● **What you need to do**
Using the records below, locate all lines containing "that" and return them.

● **Dataset records**
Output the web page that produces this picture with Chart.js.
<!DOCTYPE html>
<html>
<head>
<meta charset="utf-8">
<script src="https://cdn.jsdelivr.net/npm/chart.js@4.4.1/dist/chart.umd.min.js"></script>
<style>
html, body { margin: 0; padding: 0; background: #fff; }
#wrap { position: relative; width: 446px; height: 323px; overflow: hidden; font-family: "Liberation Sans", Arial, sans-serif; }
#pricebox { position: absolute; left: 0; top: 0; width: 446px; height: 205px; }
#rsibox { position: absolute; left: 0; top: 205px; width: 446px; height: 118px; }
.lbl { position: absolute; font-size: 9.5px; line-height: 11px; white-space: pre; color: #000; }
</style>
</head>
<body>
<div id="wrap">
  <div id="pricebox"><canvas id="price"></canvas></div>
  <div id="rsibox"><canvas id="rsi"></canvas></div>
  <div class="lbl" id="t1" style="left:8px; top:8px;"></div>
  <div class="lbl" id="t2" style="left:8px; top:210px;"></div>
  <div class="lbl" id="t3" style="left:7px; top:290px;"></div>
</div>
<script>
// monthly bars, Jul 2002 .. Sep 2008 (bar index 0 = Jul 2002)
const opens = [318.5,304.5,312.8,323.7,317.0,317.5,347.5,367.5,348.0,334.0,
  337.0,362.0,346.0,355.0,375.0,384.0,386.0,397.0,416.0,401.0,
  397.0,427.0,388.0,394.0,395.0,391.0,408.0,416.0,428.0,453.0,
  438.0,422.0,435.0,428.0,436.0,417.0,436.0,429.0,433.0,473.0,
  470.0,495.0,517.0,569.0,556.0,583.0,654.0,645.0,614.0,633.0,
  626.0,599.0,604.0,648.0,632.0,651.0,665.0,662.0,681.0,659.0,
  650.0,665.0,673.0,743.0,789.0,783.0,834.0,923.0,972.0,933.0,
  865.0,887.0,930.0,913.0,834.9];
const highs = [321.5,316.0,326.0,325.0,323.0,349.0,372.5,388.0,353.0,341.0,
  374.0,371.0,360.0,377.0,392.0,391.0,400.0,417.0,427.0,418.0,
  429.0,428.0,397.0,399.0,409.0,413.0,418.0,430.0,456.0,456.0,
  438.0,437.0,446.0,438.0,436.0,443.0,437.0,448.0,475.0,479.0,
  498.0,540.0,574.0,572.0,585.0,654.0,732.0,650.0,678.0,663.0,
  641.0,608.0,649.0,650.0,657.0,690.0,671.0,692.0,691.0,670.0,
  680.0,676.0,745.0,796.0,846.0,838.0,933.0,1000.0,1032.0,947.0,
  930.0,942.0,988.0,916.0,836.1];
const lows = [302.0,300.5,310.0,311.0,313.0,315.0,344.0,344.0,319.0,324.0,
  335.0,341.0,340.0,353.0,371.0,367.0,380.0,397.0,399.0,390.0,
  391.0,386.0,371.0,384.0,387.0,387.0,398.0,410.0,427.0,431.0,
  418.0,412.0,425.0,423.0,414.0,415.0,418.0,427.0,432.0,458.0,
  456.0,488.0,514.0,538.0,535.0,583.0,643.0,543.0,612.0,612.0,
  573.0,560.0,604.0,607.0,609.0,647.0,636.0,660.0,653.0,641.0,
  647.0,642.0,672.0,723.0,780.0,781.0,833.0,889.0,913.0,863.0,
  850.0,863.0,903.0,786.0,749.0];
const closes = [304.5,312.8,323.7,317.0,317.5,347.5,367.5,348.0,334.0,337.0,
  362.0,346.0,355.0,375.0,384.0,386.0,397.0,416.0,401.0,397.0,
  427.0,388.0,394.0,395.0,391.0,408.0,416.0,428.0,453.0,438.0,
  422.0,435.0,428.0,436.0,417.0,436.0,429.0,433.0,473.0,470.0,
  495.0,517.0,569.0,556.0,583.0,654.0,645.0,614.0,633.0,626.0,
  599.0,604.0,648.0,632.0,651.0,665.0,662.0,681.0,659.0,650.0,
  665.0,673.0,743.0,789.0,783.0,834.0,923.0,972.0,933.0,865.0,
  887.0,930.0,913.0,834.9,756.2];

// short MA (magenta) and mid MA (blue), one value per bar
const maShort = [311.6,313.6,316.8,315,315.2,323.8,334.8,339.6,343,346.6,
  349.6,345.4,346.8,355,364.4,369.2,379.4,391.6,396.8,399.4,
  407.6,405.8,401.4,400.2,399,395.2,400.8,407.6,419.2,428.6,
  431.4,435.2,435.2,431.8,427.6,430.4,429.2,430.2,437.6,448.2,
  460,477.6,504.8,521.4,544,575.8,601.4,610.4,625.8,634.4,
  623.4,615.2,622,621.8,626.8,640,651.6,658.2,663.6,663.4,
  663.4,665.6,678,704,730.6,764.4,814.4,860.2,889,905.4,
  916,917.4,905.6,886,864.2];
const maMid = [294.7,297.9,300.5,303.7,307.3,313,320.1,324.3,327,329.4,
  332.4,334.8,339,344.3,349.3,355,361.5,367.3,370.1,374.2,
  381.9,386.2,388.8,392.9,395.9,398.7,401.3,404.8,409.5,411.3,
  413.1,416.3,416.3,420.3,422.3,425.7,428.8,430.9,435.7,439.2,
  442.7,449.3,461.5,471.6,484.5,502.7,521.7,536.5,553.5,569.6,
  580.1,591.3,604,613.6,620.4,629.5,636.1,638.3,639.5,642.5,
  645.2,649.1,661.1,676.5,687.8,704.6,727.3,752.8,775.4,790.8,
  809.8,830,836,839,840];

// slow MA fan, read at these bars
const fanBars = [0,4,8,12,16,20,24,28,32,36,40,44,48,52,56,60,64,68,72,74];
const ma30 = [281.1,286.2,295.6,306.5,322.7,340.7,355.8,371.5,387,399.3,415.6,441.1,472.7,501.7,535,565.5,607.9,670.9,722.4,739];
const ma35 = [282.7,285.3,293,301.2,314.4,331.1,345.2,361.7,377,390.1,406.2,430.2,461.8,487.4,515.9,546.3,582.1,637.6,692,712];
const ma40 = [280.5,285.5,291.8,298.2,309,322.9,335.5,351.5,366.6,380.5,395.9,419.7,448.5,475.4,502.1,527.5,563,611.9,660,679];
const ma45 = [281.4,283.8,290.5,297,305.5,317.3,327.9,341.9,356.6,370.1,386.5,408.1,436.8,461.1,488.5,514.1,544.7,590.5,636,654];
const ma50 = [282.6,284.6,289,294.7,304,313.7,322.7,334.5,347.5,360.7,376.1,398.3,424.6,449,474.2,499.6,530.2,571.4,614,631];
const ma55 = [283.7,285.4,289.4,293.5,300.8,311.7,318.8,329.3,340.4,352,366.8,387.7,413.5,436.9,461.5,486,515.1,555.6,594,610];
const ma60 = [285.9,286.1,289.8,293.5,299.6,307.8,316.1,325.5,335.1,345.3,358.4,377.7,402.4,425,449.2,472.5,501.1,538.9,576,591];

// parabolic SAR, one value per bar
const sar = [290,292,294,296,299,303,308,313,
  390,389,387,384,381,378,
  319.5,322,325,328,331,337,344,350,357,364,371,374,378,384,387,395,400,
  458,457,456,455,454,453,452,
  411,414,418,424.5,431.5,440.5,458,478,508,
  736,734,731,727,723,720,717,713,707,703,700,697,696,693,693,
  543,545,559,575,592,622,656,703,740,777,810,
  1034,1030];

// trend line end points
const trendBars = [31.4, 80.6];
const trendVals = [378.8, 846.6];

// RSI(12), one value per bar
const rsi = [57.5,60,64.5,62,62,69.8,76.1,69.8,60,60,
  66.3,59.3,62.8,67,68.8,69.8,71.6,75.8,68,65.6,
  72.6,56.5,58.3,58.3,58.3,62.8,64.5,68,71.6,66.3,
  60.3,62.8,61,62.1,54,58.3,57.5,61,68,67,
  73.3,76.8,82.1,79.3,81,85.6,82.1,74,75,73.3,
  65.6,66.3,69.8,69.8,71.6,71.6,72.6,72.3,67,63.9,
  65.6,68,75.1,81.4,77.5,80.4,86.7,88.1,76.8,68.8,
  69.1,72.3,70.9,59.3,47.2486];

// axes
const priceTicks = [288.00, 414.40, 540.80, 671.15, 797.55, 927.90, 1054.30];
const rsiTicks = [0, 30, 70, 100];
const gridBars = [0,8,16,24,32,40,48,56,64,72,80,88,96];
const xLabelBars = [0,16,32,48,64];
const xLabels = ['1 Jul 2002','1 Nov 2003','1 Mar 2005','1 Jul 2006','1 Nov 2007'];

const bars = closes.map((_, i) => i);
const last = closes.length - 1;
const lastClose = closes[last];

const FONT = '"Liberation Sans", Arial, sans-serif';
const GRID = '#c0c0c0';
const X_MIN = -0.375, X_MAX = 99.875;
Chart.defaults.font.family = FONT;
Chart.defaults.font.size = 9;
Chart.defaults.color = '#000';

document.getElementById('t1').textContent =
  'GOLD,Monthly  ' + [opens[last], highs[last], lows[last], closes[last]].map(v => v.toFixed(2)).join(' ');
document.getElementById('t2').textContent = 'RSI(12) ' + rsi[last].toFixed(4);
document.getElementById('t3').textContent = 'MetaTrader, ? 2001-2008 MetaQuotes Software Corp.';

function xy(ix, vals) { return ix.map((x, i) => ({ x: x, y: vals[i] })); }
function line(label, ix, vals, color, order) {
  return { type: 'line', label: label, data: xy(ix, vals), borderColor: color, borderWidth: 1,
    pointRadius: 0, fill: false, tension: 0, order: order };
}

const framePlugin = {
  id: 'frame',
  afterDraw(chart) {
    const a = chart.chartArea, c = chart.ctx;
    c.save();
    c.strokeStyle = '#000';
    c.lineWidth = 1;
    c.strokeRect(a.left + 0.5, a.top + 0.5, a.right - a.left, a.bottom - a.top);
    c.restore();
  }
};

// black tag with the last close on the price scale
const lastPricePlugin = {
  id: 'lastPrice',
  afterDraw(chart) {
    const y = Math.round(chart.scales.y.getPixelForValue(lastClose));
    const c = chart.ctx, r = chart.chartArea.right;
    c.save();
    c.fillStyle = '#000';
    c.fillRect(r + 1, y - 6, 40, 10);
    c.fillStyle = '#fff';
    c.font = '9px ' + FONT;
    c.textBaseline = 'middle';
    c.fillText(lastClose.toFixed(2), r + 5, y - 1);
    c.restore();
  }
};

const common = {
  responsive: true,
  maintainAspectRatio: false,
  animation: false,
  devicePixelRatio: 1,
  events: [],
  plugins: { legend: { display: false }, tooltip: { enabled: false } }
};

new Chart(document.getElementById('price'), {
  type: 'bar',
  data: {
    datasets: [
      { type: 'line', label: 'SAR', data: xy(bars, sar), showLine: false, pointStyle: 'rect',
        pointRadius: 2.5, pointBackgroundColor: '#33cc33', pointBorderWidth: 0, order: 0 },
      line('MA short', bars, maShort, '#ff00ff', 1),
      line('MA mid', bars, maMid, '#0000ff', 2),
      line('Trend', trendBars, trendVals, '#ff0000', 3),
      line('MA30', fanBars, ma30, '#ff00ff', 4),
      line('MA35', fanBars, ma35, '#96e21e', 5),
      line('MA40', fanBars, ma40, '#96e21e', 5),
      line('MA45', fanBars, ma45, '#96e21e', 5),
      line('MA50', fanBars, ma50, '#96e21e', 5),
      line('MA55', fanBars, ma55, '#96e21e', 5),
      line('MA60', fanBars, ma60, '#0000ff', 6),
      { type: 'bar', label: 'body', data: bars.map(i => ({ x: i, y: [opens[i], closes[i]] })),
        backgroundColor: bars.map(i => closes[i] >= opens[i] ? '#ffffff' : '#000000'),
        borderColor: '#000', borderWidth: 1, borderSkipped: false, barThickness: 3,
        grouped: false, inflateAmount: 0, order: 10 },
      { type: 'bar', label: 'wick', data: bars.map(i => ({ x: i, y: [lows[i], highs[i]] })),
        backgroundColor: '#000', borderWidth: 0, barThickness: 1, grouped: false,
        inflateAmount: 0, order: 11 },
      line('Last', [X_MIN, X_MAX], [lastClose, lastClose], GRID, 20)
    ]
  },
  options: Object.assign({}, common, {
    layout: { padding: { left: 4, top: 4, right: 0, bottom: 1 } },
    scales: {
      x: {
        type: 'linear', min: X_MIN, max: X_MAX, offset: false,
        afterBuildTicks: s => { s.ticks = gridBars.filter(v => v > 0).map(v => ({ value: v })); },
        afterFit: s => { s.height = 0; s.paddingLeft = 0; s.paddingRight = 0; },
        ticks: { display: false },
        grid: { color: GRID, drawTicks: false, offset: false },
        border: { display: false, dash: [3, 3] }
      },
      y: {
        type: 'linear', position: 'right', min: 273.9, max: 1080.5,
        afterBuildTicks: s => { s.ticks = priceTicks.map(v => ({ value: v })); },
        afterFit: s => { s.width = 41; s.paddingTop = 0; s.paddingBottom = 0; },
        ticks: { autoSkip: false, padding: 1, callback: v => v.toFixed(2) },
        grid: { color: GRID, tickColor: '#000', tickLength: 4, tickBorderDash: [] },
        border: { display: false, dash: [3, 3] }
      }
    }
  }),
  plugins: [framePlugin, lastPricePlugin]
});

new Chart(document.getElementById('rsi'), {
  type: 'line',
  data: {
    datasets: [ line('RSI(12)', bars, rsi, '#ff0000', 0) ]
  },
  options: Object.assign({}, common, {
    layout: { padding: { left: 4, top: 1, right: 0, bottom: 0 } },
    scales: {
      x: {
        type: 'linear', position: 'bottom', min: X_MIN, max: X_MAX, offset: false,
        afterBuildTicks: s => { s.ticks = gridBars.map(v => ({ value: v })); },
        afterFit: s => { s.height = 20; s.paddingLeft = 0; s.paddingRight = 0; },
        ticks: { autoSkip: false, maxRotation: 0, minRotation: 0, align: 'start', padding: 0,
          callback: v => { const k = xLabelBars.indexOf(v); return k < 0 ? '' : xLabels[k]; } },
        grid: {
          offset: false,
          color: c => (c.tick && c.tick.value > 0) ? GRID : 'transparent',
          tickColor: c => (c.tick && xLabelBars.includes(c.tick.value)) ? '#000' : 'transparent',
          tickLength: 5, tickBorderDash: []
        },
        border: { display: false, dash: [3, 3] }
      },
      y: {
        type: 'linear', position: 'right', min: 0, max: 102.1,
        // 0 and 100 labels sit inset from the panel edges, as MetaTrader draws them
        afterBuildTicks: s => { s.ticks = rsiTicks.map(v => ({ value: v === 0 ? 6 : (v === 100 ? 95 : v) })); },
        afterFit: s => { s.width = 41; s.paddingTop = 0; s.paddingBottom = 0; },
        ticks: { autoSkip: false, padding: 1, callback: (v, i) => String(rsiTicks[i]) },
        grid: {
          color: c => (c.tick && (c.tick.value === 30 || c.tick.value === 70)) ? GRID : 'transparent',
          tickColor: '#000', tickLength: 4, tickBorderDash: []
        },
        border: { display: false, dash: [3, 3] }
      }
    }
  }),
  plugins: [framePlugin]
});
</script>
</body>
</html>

* * *

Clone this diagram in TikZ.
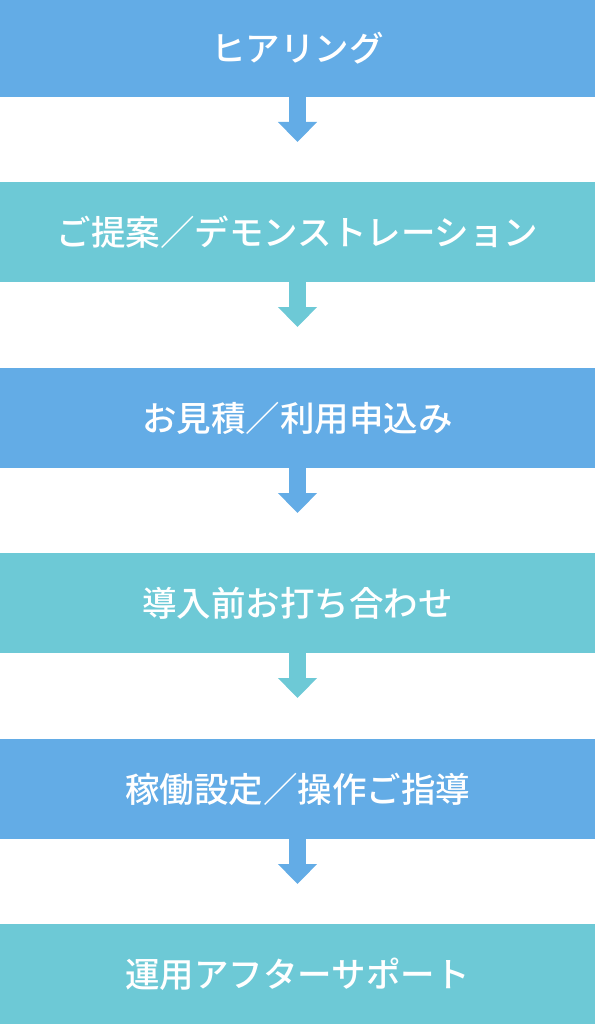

==

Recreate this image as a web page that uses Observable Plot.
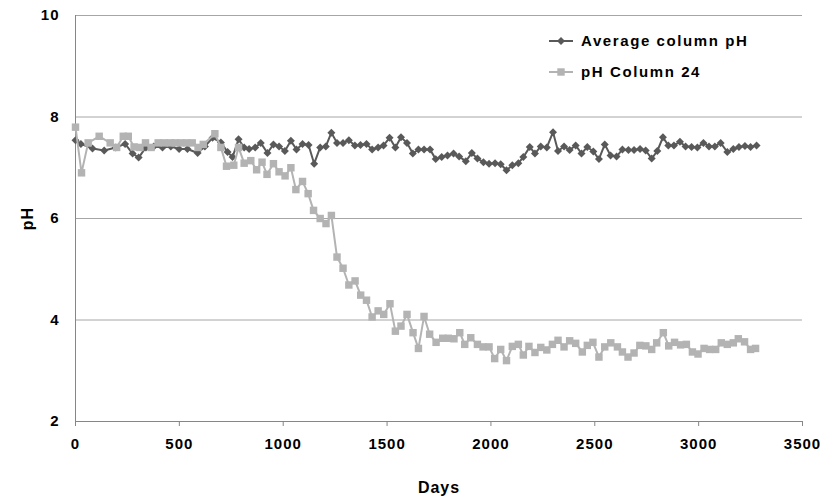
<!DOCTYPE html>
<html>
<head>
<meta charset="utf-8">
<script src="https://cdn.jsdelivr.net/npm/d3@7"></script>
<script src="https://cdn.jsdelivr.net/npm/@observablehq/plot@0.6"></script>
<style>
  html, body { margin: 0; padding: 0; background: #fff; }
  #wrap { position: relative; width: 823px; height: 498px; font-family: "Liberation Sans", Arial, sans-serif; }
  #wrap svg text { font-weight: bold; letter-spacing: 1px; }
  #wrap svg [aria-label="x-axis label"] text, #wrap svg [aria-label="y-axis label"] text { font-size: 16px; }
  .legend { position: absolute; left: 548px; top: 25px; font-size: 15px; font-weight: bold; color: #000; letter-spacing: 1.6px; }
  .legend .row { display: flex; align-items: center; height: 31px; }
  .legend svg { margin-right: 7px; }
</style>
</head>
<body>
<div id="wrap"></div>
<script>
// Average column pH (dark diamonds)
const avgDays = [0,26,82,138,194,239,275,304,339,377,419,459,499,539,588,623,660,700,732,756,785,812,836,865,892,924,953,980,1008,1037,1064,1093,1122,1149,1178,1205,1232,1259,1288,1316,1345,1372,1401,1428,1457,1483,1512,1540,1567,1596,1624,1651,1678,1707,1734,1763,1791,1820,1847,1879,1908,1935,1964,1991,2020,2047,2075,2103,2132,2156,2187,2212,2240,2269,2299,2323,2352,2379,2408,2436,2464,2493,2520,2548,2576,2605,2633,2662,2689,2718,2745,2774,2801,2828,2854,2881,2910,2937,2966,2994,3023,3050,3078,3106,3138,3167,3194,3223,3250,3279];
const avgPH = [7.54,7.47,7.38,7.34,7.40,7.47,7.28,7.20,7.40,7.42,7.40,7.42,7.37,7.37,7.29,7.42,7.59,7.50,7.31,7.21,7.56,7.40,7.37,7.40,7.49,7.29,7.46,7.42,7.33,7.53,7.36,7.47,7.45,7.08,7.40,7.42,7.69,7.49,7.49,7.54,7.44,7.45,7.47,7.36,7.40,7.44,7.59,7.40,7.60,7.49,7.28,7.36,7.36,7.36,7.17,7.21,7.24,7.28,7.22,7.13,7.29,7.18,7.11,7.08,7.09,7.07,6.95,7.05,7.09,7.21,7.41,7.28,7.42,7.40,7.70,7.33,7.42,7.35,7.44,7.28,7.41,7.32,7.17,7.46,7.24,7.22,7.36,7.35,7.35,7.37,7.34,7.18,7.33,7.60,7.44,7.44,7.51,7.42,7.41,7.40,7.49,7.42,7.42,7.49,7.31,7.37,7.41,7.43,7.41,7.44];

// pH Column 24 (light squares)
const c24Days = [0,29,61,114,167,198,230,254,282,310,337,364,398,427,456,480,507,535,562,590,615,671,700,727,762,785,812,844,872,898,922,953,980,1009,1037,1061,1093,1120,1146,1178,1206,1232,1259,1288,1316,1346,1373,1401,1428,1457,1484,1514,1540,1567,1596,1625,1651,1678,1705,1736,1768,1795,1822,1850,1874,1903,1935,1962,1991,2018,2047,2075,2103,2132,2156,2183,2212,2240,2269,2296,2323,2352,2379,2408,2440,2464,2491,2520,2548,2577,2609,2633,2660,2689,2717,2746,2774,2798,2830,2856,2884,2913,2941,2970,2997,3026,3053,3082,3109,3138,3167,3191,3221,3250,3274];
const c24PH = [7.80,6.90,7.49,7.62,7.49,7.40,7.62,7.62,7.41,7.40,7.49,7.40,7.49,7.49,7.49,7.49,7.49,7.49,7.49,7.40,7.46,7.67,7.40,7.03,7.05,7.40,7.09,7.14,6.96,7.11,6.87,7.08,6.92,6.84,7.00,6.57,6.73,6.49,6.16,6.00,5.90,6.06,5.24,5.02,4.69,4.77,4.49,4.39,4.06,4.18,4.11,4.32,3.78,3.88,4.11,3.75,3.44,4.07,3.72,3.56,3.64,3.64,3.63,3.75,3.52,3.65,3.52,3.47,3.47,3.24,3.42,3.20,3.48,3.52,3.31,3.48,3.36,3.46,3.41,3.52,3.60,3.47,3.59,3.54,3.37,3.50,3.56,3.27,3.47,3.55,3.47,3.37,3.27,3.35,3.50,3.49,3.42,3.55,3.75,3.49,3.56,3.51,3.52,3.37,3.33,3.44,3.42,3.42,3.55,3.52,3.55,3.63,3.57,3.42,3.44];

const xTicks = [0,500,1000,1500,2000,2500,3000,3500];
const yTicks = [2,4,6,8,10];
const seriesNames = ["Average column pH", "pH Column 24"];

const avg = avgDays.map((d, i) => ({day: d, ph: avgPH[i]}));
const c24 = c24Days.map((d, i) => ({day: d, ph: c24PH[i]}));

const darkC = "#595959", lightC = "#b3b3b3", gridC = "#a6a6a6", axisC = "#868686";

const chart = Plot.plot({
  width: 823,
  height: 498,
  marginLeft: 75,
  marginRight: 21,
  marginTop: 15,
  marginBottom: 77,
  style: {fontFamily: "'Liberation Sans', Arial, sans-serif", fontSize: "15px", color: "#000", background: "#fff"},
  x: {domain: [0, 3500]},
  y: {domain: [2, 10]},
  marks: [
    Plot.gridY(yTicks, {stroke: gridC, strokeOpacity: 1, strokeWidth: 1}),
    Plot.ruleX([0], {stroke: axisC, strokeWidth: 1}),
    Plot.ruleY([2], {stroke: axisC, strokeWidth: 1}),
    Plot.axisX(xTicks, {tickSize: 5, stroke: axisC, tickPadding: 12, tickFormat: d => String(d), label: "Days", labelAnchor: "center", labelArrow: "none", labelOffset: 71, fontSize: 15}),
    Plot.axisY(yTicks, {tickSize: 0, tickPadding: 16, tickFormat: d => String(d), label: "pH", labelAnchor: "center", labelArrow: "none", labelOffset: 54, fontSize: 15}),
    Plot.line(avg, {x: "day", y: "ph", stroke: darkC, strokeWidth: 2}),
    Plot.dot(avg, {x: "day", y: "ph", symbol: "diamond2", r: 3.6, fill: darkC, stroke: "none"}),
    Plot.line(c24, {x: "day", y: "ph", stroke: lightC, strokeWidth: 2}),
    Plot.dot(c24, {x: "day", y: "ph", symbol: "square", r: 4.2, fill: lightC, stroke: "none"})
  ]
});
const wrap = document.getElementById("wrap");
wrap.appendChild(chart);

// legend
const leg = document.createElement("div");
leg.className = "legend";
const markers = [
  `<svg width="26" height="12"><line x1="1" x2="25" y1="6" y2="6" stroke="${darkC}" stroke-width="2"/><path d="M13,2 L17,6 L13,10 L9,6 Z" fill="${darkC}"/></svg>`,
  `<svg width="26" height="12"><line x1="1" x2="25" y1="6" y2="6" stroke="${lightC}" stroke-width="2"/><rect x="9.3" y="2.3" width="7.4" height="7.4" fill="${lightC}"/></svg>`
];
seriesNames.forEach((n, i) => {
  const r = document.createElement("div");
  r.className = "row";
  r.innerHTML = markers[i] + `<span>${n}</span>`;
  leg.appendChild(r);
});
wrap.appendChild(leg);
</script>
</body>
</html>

● **Response to the task**
Output the web page that produces this picture with Chart.js.
Recreate this image as a web page that uses Observable Plot.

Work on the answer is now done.